## Recorded information
▬▬▬▬▬▬▬▬▬▬
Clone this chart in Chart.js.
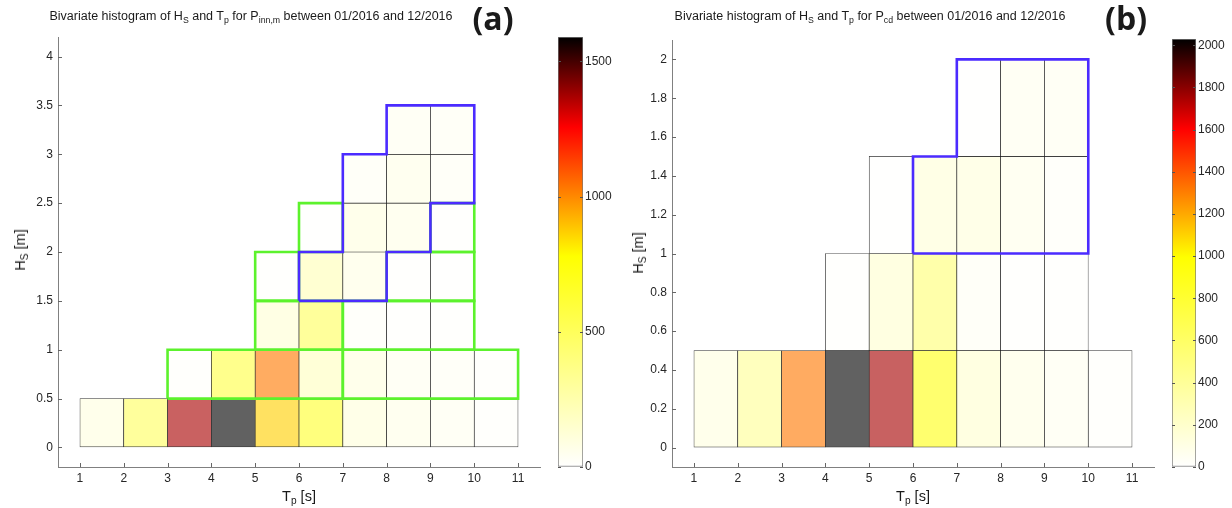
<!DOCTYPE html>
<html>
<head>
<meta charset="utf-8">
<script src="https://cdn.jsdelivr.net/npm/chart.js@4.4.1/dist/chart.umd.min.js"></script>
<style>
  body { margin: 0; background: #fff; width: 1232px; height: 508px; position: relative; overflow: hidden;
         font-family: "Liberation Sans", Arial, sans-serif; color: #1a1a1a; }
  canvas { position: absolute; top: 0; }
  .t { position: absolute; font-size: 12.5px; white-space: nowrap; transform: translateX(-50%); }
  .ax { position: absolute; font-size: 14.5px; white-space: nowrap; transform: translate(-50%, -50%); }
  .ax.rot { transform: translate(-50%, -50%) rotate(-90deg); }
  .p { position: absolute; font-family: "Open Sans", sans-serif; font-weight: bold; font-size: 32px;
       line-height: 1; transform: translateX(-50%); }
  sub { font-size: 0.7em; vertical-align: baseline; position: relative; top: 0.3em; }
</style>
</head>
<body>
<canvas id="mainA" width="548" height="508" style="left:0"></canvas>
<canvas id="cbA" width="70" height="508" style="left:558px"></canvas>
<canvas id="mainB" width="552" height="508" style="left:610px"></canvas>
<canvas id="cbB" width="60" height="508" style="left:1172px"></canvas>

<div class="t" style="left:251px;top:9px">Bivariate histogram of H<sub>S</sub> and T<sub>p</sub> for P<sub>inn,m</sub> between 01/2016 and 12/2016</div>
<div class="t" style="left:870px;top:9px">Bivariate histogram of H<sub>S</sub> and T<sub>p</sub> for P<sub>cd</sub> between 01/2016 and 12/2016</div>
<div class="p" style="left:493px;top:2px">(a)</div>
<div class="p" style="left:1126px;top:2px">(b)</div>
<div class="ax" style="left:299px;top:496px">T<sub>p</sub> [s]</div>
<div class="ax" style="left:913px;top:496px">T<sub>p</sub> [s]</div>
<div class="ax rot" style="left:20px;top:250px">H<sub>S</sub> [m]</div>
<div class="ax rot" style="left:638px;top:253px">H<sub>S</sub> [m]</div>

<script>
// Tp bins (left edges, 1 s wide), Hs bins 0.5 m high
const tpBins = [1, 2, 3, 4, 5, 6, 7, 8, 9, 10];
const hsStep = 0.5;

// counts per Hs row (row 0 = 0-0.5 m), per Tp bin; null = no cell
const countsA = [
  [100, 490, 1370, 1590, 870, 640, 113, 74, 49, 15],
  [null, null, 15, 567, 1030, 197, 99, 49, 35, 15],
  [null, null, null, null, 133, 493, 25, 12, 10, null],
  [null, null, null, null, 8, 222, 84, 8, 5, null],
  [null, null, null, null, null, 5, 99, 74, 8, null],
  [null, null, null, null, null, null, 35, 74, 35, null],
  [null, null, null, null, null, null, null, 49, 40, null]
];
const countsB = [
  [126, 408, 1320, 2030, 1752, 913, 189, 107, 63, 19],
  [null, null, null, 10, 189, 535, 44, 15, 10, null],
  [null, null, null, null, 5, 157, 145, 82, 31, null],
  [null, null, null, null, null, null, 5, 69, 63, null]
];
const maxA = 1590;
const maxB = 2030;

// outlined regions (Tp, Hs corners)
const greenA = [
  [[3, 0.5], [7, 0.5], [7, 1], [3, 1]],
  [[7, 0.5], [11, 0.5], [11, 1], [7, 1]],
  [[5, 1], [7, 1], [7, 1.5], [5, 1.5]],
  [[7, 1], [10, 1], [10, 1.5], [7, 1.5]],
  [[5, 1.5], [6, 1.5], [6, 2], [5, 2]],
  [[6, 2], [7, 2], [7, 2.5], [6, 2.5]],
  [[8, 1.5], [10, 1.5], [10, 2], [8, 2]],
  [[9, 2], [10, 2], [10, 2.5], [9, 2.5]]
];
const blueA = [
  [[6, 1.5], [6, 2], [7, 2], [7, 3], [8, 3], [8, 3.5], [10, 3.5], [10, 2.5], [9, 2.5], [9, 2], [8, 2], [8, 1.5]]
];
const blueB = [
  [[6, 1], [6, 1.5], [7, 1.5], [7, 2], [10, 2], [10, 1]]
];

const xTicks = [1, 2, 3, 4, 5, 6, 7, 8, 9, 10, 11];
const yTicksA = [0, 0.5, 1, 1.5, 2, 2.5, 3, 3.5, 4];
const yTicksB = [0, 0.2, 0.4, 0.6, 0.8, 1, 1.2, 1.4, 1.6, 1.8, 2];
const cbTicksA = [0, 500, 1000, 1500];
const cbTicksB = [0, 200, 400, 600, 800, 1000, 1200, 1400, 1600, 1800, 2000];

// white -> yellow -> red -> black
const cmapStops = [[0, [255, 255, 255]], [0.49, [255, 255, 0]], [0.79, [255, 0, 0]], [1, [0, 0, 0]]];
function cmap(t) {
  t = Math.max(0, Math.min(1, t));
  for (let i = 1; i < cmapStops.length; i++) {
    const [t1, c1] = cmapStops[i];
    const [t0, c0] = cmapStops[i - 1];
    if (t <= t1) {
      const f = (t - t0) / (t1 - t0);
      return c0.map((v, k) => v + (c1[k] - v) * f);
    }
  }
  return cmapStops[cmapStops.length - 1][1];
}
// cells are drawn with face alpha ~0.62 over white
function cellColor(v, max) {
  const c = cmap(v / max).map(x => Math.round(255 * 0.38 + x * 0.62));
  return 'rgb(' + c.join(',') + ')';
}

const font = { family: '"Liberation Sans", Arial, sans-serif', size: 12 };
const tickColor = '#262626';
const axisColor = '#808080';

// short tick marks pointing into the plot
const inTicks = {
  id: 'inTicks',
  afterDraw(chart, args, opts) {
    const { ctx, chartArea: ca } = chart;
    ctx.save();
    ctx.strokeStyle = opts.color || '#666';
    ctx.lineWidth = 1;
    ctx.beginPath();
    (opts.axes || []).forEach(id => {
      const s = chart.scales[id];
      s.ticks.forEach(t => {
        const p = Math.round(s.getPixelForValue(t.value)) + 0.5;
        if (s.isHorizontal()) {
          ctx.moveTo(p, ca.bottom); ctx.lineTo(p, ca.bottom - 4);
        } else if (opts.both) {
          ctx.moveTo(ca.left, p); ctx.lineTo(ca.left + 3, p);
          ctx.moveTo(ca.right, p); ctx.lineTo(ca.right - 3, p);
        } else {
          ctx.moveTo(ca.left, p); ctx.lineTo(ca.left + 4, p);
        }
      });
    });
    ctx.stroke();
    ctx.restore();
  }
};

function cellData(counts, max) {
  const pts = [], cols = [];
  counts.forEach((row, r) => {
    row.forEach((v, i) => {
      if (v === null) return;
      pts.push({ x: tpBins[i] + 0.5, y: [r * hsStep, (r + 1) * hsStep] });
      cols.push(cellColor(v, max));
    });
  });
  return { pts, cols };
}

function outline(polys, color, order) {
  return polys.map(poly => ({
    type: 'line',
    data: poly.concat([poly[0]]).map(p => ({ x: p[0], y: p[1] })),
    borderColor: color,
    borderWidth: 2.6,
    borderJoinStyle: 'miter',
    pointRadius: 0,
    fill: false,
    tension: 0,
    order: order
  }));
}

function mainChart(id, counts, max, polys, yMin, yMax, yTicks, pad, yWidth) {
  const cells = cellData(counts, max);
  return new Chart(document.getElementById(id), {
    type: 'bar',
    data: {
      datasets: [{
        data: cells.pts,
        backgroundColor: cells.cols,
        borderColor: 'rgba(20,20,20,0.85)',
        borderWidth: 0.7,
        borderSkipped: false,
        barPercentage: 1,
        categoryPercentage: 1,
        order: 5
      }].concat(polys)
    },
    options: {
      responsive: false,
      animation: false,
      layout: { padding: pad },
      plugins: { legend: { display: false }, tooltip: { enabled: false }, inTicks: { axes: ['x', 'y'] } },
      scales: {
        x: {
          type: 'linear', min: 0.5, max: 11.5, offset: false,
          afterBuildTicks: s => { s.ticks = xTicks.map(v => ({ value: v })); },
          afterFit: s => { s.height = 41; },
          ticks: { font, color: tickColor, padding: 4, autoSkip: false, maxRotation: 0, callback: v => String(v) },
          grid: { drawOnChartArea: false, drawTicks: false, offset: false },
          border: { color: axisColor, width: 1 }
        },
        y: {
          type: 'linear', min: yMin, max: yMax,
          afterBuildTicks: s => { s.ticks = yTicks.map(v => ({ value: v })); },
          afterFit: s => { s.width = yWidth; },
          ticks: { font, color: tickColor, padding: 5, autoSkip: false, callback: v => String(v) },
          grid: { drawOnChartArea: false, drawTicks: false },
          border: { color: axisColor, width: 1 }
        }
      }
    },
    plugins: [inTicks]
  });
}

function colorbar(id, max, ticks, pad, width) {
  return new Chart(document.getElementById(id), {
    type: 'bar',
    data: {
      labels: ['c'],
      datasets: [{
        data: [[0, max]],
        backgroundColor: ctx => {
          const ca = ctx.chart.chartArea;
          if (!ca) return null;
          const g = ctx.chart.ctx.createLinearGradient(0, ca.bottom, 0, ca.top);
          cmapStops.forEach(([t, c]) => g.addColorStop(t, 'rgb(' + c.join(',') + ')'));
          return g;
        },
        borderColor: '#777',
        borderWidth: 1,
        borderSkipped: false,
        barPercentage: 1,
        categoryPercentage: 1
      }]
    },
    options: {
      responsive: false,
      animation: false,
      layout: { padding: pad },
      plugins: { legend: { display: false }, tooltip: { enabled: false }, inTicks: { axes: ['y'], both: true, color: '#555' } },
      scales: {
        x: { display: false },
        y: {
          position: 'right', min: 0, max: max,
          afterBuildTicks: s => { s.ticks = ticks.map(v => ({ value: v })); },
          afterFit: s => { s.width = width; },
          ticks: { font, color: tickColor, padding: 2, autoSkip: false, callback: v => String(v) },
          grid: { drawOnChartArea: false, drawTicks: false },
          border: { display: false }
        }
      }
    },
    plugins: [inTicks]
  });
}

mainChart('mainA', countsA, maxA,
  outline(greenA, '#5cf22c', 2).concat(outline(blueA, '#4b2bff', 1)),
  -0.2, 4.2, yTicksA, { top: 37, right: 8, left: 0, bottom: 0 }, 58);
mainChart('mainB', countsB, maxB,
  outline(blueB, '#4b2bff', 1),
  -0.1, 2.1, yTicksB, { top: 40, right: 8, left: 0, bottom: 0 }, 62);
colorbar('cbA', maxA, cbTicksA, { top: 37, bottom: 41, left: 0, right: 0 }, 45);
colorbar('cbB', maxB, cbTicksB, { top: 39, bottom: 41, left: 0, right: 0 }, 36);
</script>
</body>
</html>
▬▬▬▬▬▬▬▬▬▬
## Your instructions
Leave the pictures out and reproduce exactly the lines from the top of the listing above through the line with "const hsStep = 0.5;".

## Answer for the task
Clone this chart in Chart.js.
<!DOCTYPE html>
<html>
<head>
<meta charset="utf-8">
<script src="https://cdn.jsdelivr.net/npm/chart.js@4.4.1/dist/chart.umd.min.js"></script>
<style>
  body { margin: 0; background: #fff; width: 1232px; height: 508px; position: relative; overflow: hidden;
         font-family: "Liberation Sans", Arial, sans-serif; color: #1a1a1a; }
  canvas { position: absolute; top: 0; }
  .t { position: absolute; font-size: 12.5px; white-space: nowrap; transform: translateX(-50%); }
  .ax { position: absolute; font-size: 14.5px; white-space: nowrap; transform: translate(-50%, -50%); }
  .ax.rot { transform: translate(-50%, -50%) rotate(-90deg); }
  .p { position: absolute; font-family: "Open Sans", sans-serif; font-weight: bold; font-size: 32px;
       line-height: 1; transform: translateX(-50%); }
  sub { font-size: 0.7em; vertical-align: baseline; position: relative; top: 0.3em; }
</style>
</head>
<body>
<canvas id="mainA" width="548" height="508" style="left:0"></canvas>
<canvas id="cbA" width="70" height="508" style="left:558px"></canvas>
<canvas id="mainB" width="552" height="508" style="left:610px"></canvas>
<canvas id="cbB" width="60" height="508" style="left:1172px"></canvas>

<div class="t" style="left:251px;top:9px">Bivariate histogram of H<sub>S</sub> and T<sub>p</sub> for P<sub>inn,m</sub> between 01/2016 and 12/2016</div>
<div class="t" style="left:870px;top:9px">Bivariate histogram of H<sub>S</sub> and T<sub>p</sub> for P<sub>cd</sub> between 01/2016 and 12/2016</div>
<div class="p" style="left:493px;top:2px">(a)</div>
<div class="p" style="left:1126px;top:2px">(b)</div>
<div class="ax" style="left:299px;top:496px">T<sub>p</sub> [s]</div>
<div class="ax" style="left:913px;top:496px">T<sub>p</sub> [s]</div>
<div class="ax rot" style="left:20px;top:250px">H<sub>S</sub> [m]</div>
<div class="ax rot" style="left:638px;top:253px">H<sub>S</sub> [m]</div>

<script>
// Tp bins (left edges, 1 s wide), Hs bins 0.5 m high
const tpBins = [1, 2, 3, 4, 5, 6, 7, 8, 9, 10];
const hsStep = 0.5;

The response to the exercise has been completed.